The salt-baked fish before it’s baked.

Directions

  1. If you’re using a convection oven instead of an air fryer, preheat the oven to 200°C.

  2. Whisk the whites from the 2 eggs in a large mixing bowl until you achieve “stiff peaks” (where the egg whites turn opaque, and can hold their own shape).

  3. Pour table salt into egg white mixture, and gently fold the salt and egg whites together until you get a texture like wet sand. If the salt feels too dry, you can add a little bit of water (too much water will prevent the salt crush from hardening when baked).

  4. Take one third of your salt mixture, and lay a thin, flat layer onto aluminium foil or baking paper. This salt layer should be about the breadth of your fish and length of the body of your fish (excluding the head and tail).

  5. Place one third of your lemon slices and 1 sprig of dill on the salt layer.

  6. Take the fish out of the fridge. Lay your fish on the lemon slices and herbs. Season the belly of the fish with salt, pepper and garlic powder (you’ll need to season the fish with salt because the salt from the crust does not season the fish and is not meant to be eaten).

  7. Insert one third of your lemon slices and 3 sprigs of dill into the belly of the fish.
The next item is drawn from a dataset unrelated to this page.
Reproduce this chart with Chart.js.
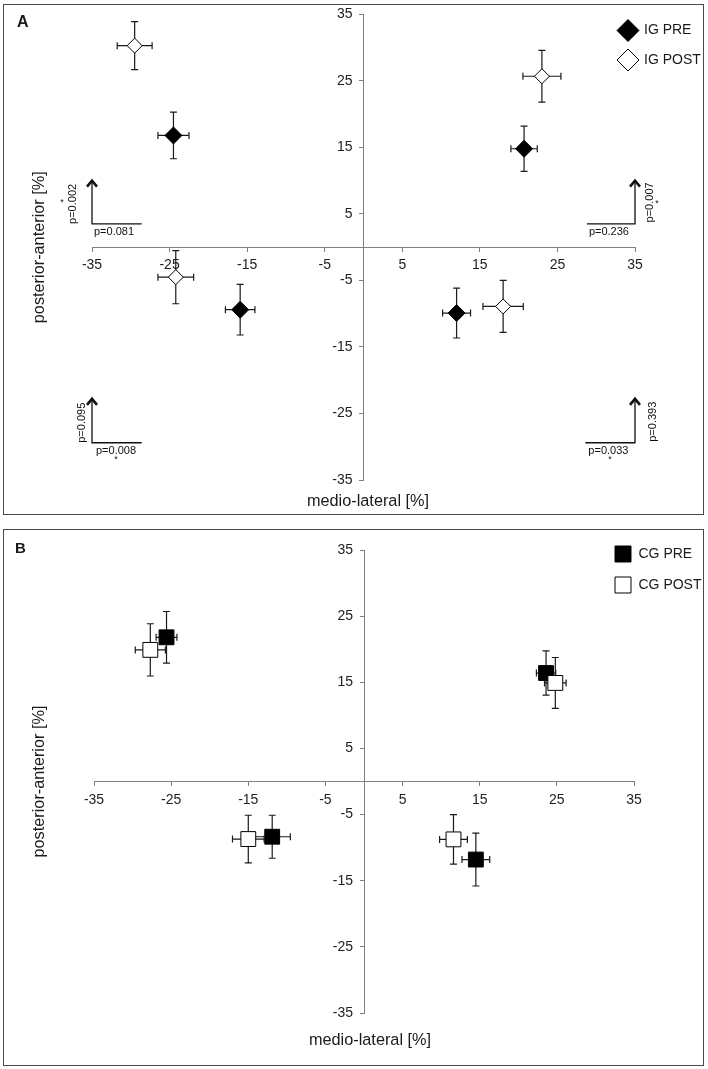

  8. Place the remainder of your lemon slices and sprigs of dill on top of the fish. You’ll want to arrange it in an aesthetically pleasing manner, as this is what you’ll see when the salt crust is cracked open.

  9. Cover the rest of the body of the fish with the remaining two thirds of your salt mixture.

  10. Gently place the salt encrusted fish into your convection oven or air fryer, and turn it on 200°C. You’ll want to leave the heat on for 10 minutes in an air fryer, or 15 minutes in the oven.

  11. After this time, your salt crust would have turned brown and hard.

  12. The internal temperature of your fish will reach about 45-50°C (which isn’t cooked all the way through yet). Because the salt crust stores so much heat, it will continue to gently cook the fish. Leave the fish in the oven/air fryer for another 20 minutes (or up to 30 minutes, if you like your fish cooked a little dryer).

  13. After 20 minutes, your fish would have reached an internal temperature of about 65°C. You’re ready to serve the fish! Crack it open with your utensil of choice (we used a wooden spatula) and enjoy!

  14. The skin of the fish might or might not peel off together with the salt crust. You’ll want to peel off the skin (it’s easy) and enjoy the fish!

Taste palette

The insulation from the salt crust causes the fish to stay moist and juicy.

If the fish you used was fresh, the dish won’t be fishy at all. You’ll have a lovely pairing of the flavours of the sea with dill (always goes well together), together with a hint of acidity and fragrance from the lemon. Garlic powder doesn’t taste exactly like fresh, crushed garlic (which you could use in lieu of the garlic powder), but adds a depth of umami to the dish. Because of the salt-crust, the fish will be tender and juicy. Enjoy!